Catherine Noakes, who's at the University of Leeds, is a ventilation systems engineer so she uses computer simulations of flow within rooms, if you like making the invisible visible. And finally my role in this project is to think about how buildings react to their micro climate and how they are created too. We need really simple models of buildings and wind tunnels so these are what we call a street canyon, two rows of terrace buildings Coronation Street style, and what happens is that the thermal environment of this building is changed by flow around the building up stream of it. And that can get very complex, so it's the sort of experiments that we do to unpick those complex processes.

But we have to look into which are the most important things to measure and I think we have to start with human beings, what are we sensitive to, how is our performance effected and take that as our grounding point if you like for the research.

Climate change is a problem facing us right now and it affects us across a range of sectors, but we need to find win - win solutions to climate change. In the drive for energy efficiency we must make sure that we don't lose out in some other sector, like the way that we live and work in our buildings.

Challenging Engineers Films - Professor Jeremy O'Brien - EPSRC Global Engineering Challenges - transcript

Professor Jeremy O'Brien - University of Bristol, EPSRC Challenging Engineer

My name is Jeremy O'Brien and I'm Director of the Centre for Quantum Photonics here at the University of Bristol.

Our centre is all about harnessing uniquely quantum mechanical effects for new technologies in information and communications sectors. We are interested in communication systems whose security is based on the laws of quantum physics. And there the idea is that if you encode information into a quantum mechanical system like a single particle of light, a photon, then any information extracted from that photon causes a disturbance in the state of the photon, which is detectable by the two legitimate parties who are communicating.

We are also interested in sensors which are becoming ubiquitous in healthcare environmental monitoring and security. We make them even more precise than they already are by harnessing quantum mechanical effects. And finally we are interested in quantum computers. These are computers that are ultra-powerful in particular applications. If you want to calculate the properties of a new molecule or a new material or something, then you need this type of computational power that a quantum computer offers.

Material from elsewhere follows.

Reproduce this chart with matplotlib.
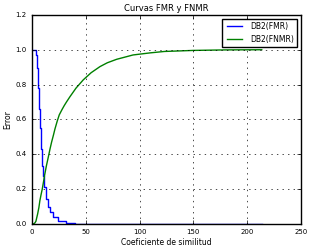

This is a laboratory where we are testing all of these types of technologies at the prototype level, with the ambition of being able to scale these technologies up and make them practical. Its very hard to explain quantum physics and it typically takes many years of study before people begin to start to understand it. I guess the way I would attempt to explain it and I do to under graduate students for example, is that if you and your ancestors had gone about your business on the atomic scale for the last millennia, then quantum physics would be natural to you and normal and the macroscopic world, ie the world that we do actually live in, would seem very strange and bizarre to us. The only real surprise is that things behave differently at these different scales.

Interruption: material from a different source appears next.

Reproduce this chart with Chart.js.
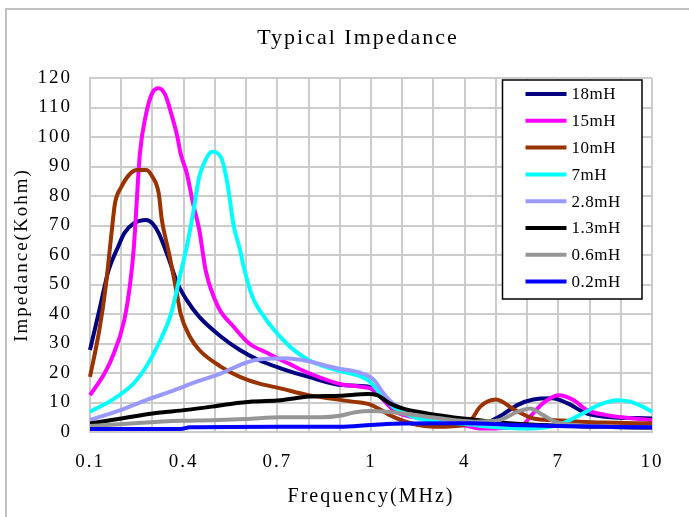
<!DOCTYPE html>
<html>
<head>
<meta charset="utf-8">
<script src="https://cdn.jsdelivr.net/npm/chart.js@4.4.1/dist/chart.umd.min.js"></script>
<style>
  html, body { margin: 0; padding: 0; background: #fff; }
  canvas { display: block; }
</style>
</head>
<body>
<canvas id="chart" width="689" height="517"></canvas>
<script>
// Frequency categories: 0.10..1.00 step 0.01, then 1.1..10.0 step 0.1
const lowFreqs = [];
for (let i = 0; i <= 90; i++) lowFreqs.push(((10 + i) / 100).toFixed(2));
const highFreqs = [];
for (let i = 1; i <= 90; i++) highFreqs.push(((10 + i) / 10).toFixed(1));
const freqLabels = lowFreqs.concat(highFreqs);

const chartTitle = 'Typical Impedance';
const seriesNames = ['18mH', '15mH', '10mH', '7mH', '2.8mH', '1.3mH', '0.6mH', '0.2mH'];
const seriesColors = ['#000080', '#ff00ff', '#993300', '#00ffff', '#9999ff', '#000000', '#969696', '#0000ff'];

// [frequency MHz, impedance Kohm]
const s18mH = [[0.10,27.8],[0.13,41.4],[0.16,55],[0.19,62.8],[0.21,67.4],[0.24,70.7],[0.28,71.9],[0.30,70.7],[0.32,67.4],[0.35,59.4],[0.38,50.4],[0.41,44.7],[0.45,39],[0.52,32.3],[0.58,27.8],[0.64,24.4],[0.71,21.6],[0.80,18.7],[0.91,15.9],[0.99,15.4],[1.3,12],[1.8,6.9],[2.6,5],[3.5,3.5],[4.5,2.5],[5.1,5.2],[5.7,9.2],[6.2,11],[6.8,11.4],[7.3,9.7],[7.9,6.3],[8.5,5.2],[10,4.6]];
const s15mH = [[0.10,12.5],[0.14,18.7],[0.17,25],[0.21,38],[0.23,51.5],[0.24,62],[0.26,94.5],[0.28,108],[0.30,115],[0.32,116.5],[0.34,114.5],[0.36,108],[0.38,100],[0.39,94.5],[0.41,87.7],[0.43,77.5],[0.45,68.5],[0.46,61.7],[0.47,55],[0.51,42.5],[0.56,35.7],[0.61,30],[0.67,26.7],[0.71,24.5],[0.74,23],[0.80,20],[0.91,16],[0.96,15.4],[1.1,14.2],[1.5,9.7],[1.8,6.9],[2.6,4.6],[4.2,1.8],[4.5,1.2],[5.8,1.8],[6.1,5.2],[6.5,9.7],[7.0,12.5],[7.5,10.8],[7.9,7.5],[8.5,5.8],[10,4]];
const s10mH = [[0.10,18.7],[0.13,34.6],[0.15,49],[0.17,68.5],[0.18,77.5],[0.20,83],[0.23,87.7],[0.25,88.8],[0.28,88.8],[0.30,86.5],[0.32,81],[0.33,72],[0.35,62],[0.36,57],[0.38,45.9],[0.39,40.2],[0.42,32.3],[0.45,27.8],[0.52,22.1],[0.58,18.7],[0.64,16.5],[0.71,14.8],[0.80,12.5],[0.94,10.3],[1.00,9.2],[1.7,5.2],[2.3,2.9],[3.1,1.8],[4.0,2.4],[4.2,4],[4.5,8.6],[5.0,11],[5.6,7.5],[6.2,4.6],[6.9,4],[7.7,3.5],[8.5,3.2],[10,2.9]];
const s7mH = [[0.10,6.9],[0.17,10.8],[0.24,16.5],[0.28,22.1],[0.32,30],[0.36,40.2],[0.39,53.8],[0.41,62.8],[0.43,74],[0.45,86.5],[0.47,92.2],[0.49,95],[0.52,93],[0.54,84.3],[0.56,70],[0.58,62],[0.59,57],[0.62,45.9],[0.65,40.2],[0.73,30],[0.80,24.4],[0.89,21],[0.99,17.6],[1.3,13.1],[1.7,8.6],[2.5,4.6],[3.3,3.5],[4.2,2.5],[4.8,1.8],[6.0,1.2],[7.0,2.4],[7.7,5.8],[8.3,9.2],[8.9,10.8],[9.3,10.3],[9.7,8.6],[10,6.9]];
const s2_8mH = [[0.10,4.1],[0.20,7.5],[0.28,10.8],[0.37,14.2],[0.44,17],[0.52,19.9],[0.58,22.7],[0.63,24.4],[0.72,25],[0.78,24.4],[0.89,21.6],[0.97,19.9],[1.1,17.6],[1.4,13.1],[1.7,9.7],[2.3,6.9],[2.9,5.2],[4.2,3],[5.8,2.5],[7.0,2],[10,1.5]];
const s1_3mH = [[0.10,2.9],[0.20,4.6],[0.30,6.3],[0.41,7.5],[0.49,8.6],[0.55,9.5],[0.62,10.3],[0.71,10.8],[0.80,12],[0.90,12.3],[0.99,12.9],[1.2,12.5],[1.6,9.7],[2.0,8],[2.8,6.3],[3.5,5.2],[4.2,4.3],[5.1,3.2],[6.4,2.4],[8.3,1.8],[10,1.4]];
const s0_6mH = [[0.10,2],[0.23,2.9],[0.39,3.8],[0.49,4],[0.60,4.4],[0.71,5],[0.84,5],[0.90,5.5],[0.95,6.7],[1.00,7.1],[1.5,6.9],[2.0,6.3],[2.8,5.2],[3.7,4],[4.3,3.5],[5.1,4],[5.7,6.9],[6.1,8],[6.5,5.8],[6.9,3.5],[7.5,2.4],[10,1.5]];
const s0_2mH = [[0.10,1],[0.39,1],[0.42,1.6],[0.71,1.8],[0.90,1.8],[1.00,2.4],[2.0,2.9],[4.2,3],[5.5,2.4],[7.0,2],[10,1.6]];
const seriesData = [s18mH, s15mH, s10mH, s7mH, s2_8mH, s1_3mH, s0_6mH, s0_2mH];

const xTickEvery = 30;   // 0.1, 0.4, 0.7, 1, 4, 7, 10
const xGridEvery = 10;

function freqKey(f) {
  return f <= 1 ? f.toFixed(2) : f.toFixed(1);
}

const serif = '"Liberation Serif", "DejaVu Serif", serif';

// text spacing to mimic the wide CJK-style font of the original
const spacing = {
  id: 'spacing',
  beforeUpdate(chart) { chart.ctx.letterSpacing = '2px'; },
  beforeDraw(chart) { chart.ctx.letterSpacing = '2px'; }
};

const frame = {
  id: 'frame',
  beforeDraw(chart) {
    const ctx = chart.ctx;
    ctx.save();
    ctx.fillStyle = '#fff';
    ctx.fillRect(0, 0, chart.width, chart.height);
    ctx.strokeStyle = '#c0c0c0';
    ctx.lineWidth = 2;
    ctx.beginPath();
    ctx.moveTo(6, chart.height);
    ctx.lineTo(6, 9);
    ctx.lineTo(chart.width, 9);
    ctx.stroke();
    ctx.restore();
  },
  afterDraw(chart) {
    // title sits a bit right of the canvas centre in the original
    const ctx = chart.ctx;
    ctx.save();
    ctx.letterSpacing = '2px';
    ctx.font = '22px ' + serif;
    ctx.fillStyle = '#000';
    ctx.textAlign = 'center';
    ctx.textBaseline = 'middle';
    ctx.fillText(chartTitle, 358, 38);
    ctx.restore();
  }
};

const boxLegend = {
  id: 'boxLegend',
  afterDraw(chart) {
    const { ctx, chartArea } = chart;
    const x = chartArea.right - 149.5, y = chartArea.top + 2, w = 139.5, h = 219;
    ctx.save();
    ctx.letterSpacing = '0.5px';
    ctx.fillStyle = '#fff';
    ctx.fillRect(x, y, w, h);
    ctx.strokeStyle = '#000';
    ctx.lineWidth = 1.5;
    ctx.strokeRect(x, y, w, h);
    ctx.font = '17px ' + serif;
    ctx.textBaseline = 'middle';
    chart.data.datasets.forEach((ds, i) => {
      const ly = y + 14 + i * 26.8;
      ctx.strokeStyle = ds.borderColor;
      ctx.lineWidth = 4;
      ctx.beginPath();
      ctx.moveTo(x + 23, ly);
      ctx.lineTo(x + 64, ly);
      ctx.stroke();
      ctx.fillStyle = '#000';
      ctx.fillText(ds.label, x + 69, ly + 1);
    });
    ctx.restore();
  }
};

const datasets = seriesNames.map((name, i) => ({
  label: name,
  data: seriesData[i].map(p => ({ x: freqKey(p[0]), y: p[1] })),
  borderColor: seriesColors[i],
  backgroundColor: seriesColors[i],
  borderWidth: 4,
  pointRadius: 0,
  fill: false,
  cubicInterpolationMode: 'monotone',
  order: seriesNames.length - 1 - i
}));

new Chart(document.getElementById('chart'), {
  type: 'line',
  data: { labels: freqLabels, datasets: datasets },
  options: {
    responsive: false,
    animation: false,
    devicePixelRatio: 1,
    layout: { padding: { left: 0, right: 37, top: 78, bottom: 0 } },
    plugins: {
      legend: { display: false },
      tooltip: { enabled: false },
      title: { display: false }
    },
    scales: {
      x: {
        type: 'category',
        offset: false,
        afterFit: s => { s.height = 85; },
        grid: {
          color: c => (c.index % xGridEvery === 0 ? '#cccccc' : 'rgba(0,0,0,0)'),
          lineWidth: 2,
          drawTicks: false
        },
        border: { color: '#cccccc', width: 2 },
        ticks: {
          autoSkip: false,
          maxRotation: 0,
          padding: 19,
          color: '#000',
          font: { family: serif, size: 19 },
          callback: (v, i) => (i % xTickEvery === 0 ? String(Number(freqLabels[i])) : '')
        },
        title: {
          display: true,
          text: 'Frequency(MHz)',
          color: '#000',
          font: { family: serif, size: 20 },
          padding: { top: 0, bottom: 8 }
        }
      },
      y: {
        min: 0,
        max: 120,
        afterFit: s => { s.width = 90; },
        grid: { color: '#cccccc', lineWidth: 2, drawTicks: false },
        border: { color: '#cccccc', width: 2 },
        ticks: {
          stepSize: 10,
          padding: 18,
          color: '#000',
          font: { family: serif, size: 19 }
        },
        title: {
          display: true,
          text: 'Impedance(Kohm)',
          color: '#000',
          font: { family: serif, size: 19 },
          padding: { top: 11, bottom: 0 }
        }
      }
    }
  },
  plugins: [spacing, frame, boxLegend]
});
</script>
</body>
</html>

The EPSRC is very focussed on grand challenges at the moment and one of them is quantum physics for new quantum technologies and that is very much a grand challenge that we're speaking to here at our centre in Bristol.

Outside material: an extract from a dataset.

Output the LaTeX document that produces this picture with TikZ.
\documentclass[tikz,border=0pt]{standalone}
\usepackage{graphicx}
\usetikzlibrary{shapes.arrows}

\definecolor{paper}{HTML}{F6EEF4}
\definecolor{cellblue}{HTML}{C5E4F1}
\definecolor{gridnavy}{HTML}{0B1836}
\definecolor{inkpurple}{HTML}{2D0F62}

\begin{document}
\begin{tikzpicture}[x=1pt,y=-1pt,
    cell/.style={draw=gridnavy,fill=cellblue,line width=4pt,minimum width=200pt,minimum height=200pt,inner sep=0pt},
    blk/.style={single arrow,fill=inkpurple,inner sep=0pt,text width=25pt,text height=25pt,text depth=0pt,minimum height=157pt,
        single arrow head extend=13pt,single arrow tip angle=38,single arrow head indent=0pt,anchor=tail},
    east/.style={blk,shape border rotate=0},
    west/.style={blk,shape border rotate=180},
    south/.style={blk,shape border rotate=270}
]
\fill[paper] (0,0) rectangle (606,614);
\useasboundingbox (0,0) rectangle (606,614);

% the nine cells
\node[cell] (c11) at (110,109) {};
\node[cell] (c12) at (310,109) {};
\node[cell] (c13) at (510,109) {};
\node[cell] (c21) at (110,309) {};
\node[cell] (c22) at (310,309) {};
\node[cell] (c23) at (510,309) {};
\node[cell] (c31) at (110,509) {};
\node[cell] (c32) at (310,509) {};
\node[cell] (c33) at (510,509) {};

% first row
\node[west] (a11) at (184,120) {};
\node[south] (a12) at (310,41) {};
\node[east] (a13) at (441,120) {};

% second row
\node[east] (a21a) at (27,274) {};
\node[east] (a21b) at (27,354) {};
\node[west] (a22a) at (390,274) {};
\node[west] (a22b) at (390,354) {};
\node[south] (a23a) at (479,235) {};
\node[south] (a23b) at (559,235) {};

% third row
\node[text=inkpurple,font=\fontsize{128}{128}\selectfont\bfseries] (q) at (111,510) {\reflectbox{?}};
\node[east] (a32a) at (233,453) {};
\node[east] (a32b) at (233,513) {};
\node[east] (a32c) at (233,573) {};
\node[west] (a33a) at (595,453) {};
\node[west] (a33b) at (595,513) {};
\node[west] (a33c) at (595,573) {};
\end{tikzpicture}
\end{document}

This area of research is extremely important because it spans a very large spectrum of science technology and society more generally, ranging from secure communications systems which are important for corporations, governments and increasingly important for individuals as well, as we store and transmit more and more personal information on our mobile phones for example, and to design new materials, new pharmaceuticals and new clean energy devices which is the ultimate application, I believe, of quantum computers and is going to have profound impacts on every aspect of our economy and society I would say.